While not representing a major segment of distributor sales, direct mail is gaining clout as a product with significant growth potential. This is true despite postal-hike woes, and economic adversity. Even an onslaught of e-mail direct mail campaigns hasn't stunted interest in the product.
As stated by Greg Muzzillo, founder and CEO of Proforma, Cleveland, its the junk e-mail that drives him to welcome direct mail with open arms. "On a very micro level, I get a lot of junk e-mail, and I don't pay any attention to it," said Muzzillo. "Therefore, when I actually receive a real letter in the 'mail-mail', I do pay attention to it. I don't think direct mail is going away any time soon."
Overall, interviewees feel the same way reporting that direct mail is consistent, if not very good. Noted by most as a promising product, one of direct mail's largest foes may be a lack of education for selling it, according to Graham McClean, president and CEO of Global DocuGraphix, Chicago.
According to McClean, direct mail offers up to a 40 percent margin on sales for Global, and continues to show great results. He added that this product has its pros and cons, but can be very successful if more salespeople be-come comfortable promoting it.

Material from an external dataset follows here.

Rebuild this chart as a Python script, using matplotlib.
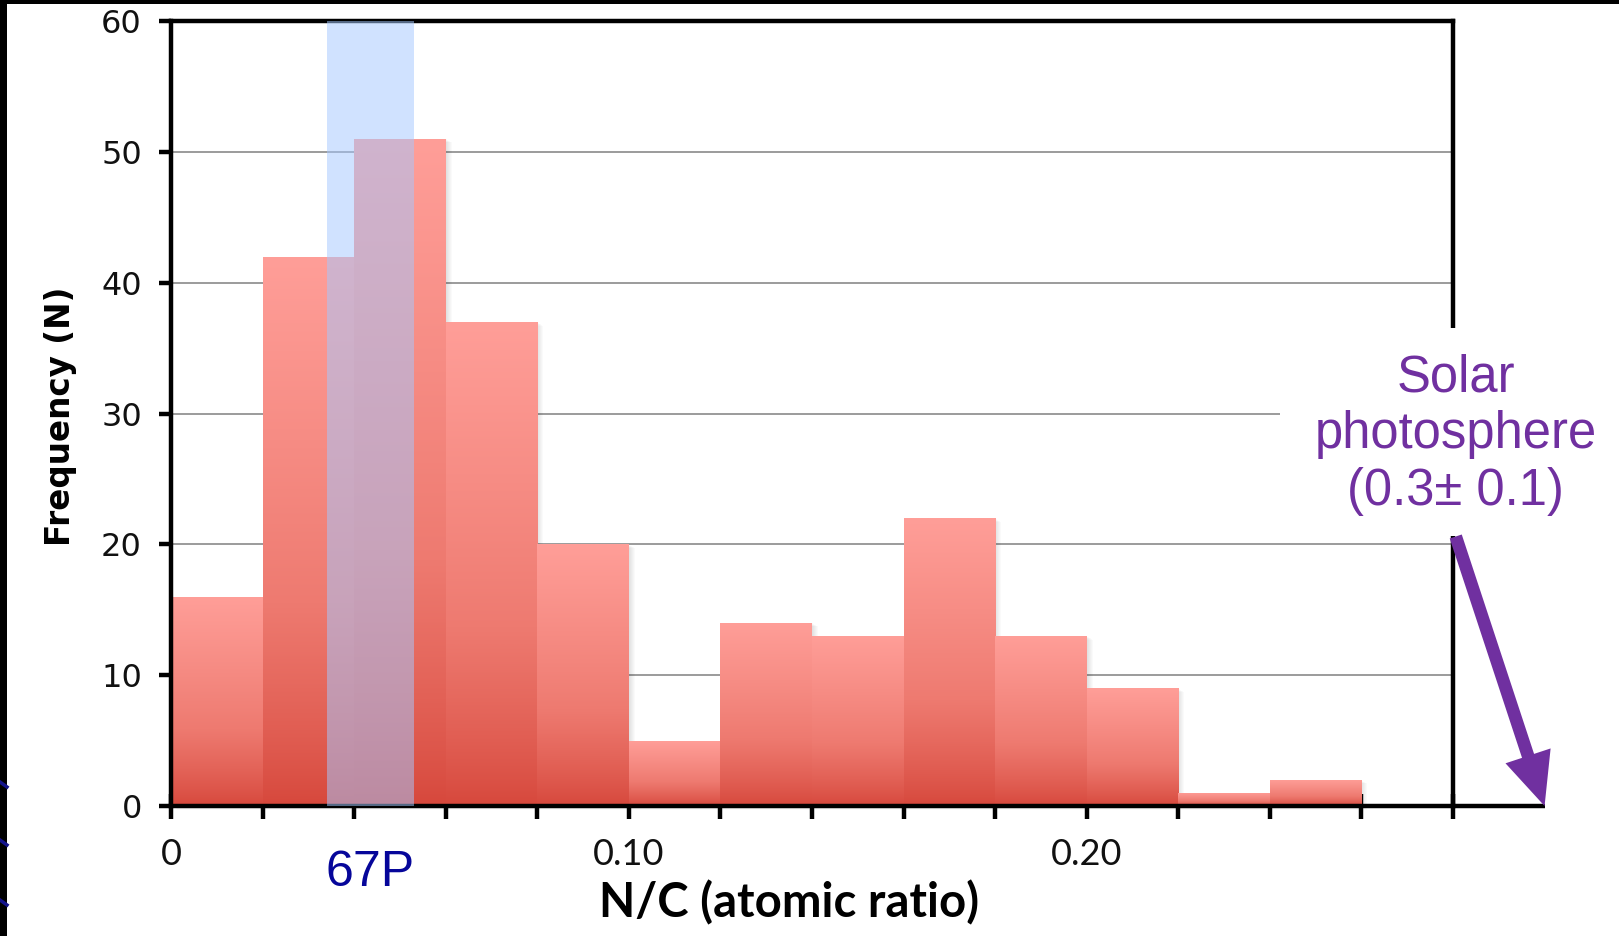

At Cleveland-based Proforma, select owners have generated individual orders of up to $100,000. "And," said Muzzillo, "some of our owners have also achieved sales of $1 million a year in this specialized niche."
Brian Wiedenmann, general manager of Merrill Corporation, Monroe, Wash., said that while direct mail is not a "core component at Merrill," it is "offered as a value-added service to our product mix." He reported total direct mail sales for 2002 as a sparse 1 percent to 2 percent.